Brazil’s Bovespa dropped 1.1 percent as producers followed raw material prices lower. Iron-ore producer MMX Mineracao & Metalicos SA (MMXM3) slid 3.2 percent and miner Vale SA (VALE5) slipped 1.1 percent.

The Standard & Poor’s GSCI index of 24 commodities fell 0.5 percent, after advancing for seven straight days.

The ISE National 100 Index (XU100) dropped 1.5 percent in Istanbul after Deutsche Bank AG said shares may be overvalued. Anglo American Plc (AGL), a diversified mining company, slid 1.8 percent in Johannesburg, contributing to a 1.1 percent retreat in the FTSE/JSE Africa All Share Index (JALSH).

The BSE India Sensitive Index (SENSEX) tumbled 2.7 percent, the most since Sept. 22, as oil prices near a nine-month high sparked speculation energy costs will undermine the governments’ efforts to curb inflation.

ICICI Bank Ltd. (ICICIBC), India’s largest private lender, slid 4.7 percent, its fourth consecutive decline.

A gauge of emerging-market financial stocks dropped 1.2 percent. China Construction Bank fell 1.7 percent in Hong Kong.

China’s Shanghai Composite Index (IFB1) rose 0.3 percent to a three-month high on expectations the government will further loosen monetary policy to spur growth, while the Hang Seng China Enterprises Index (HSCEI) of mainland shares traded in Hong Kong lost 1.3 percent.

Ruble Gains

The ruble strengthened 0.5 percent against the dollar, the best performance among twenty five emerging-market currencies tracked by Bloomberg.

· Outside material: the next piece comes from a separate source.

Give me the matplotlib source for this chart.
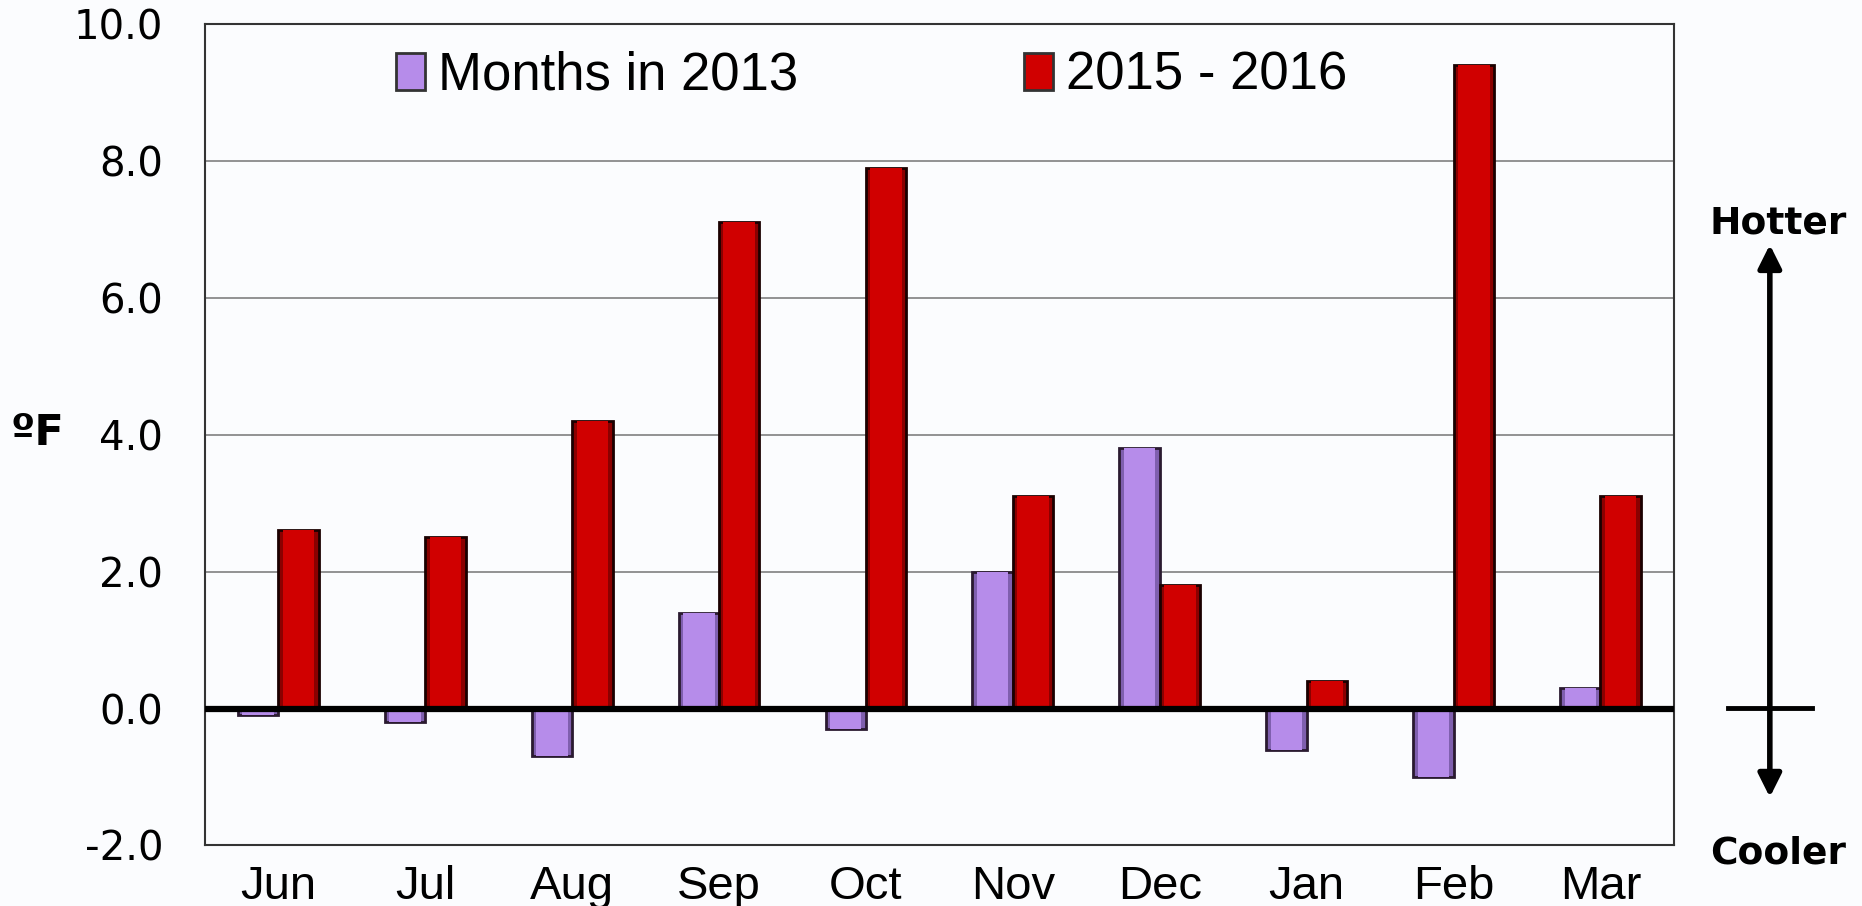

The extra yield investors demand to own emerging-market debt over U.S. Treasuries rose two basis points, or 0.02 percentage points, to 367, according to JPMorgan Chase & Co.’s EMBI Global Index.

Emerging-market stocks have gained 15 percent this year, fueled by monetary easing in Brazil and China, as the European Central Bank’s three-year lending program and data showing a rebound in the U.S. jobs market eased concern that a global slowdown could threaten developing-nation exports.

Developed- nation stocks have advanced 9.8 percent this year.

“You need firewalls in place to prevent contagion,” Andrew Milligan, who helps oversee about $262 billion as the Edinburgh-based head of global strategy global strategy at Standard Life Investments Ltd., said in a Bloomberg Television interview from Hong Kong.

“What we really want is that if an event happens the markets yawn because the walls are so high and we’re nowhere near that at all.”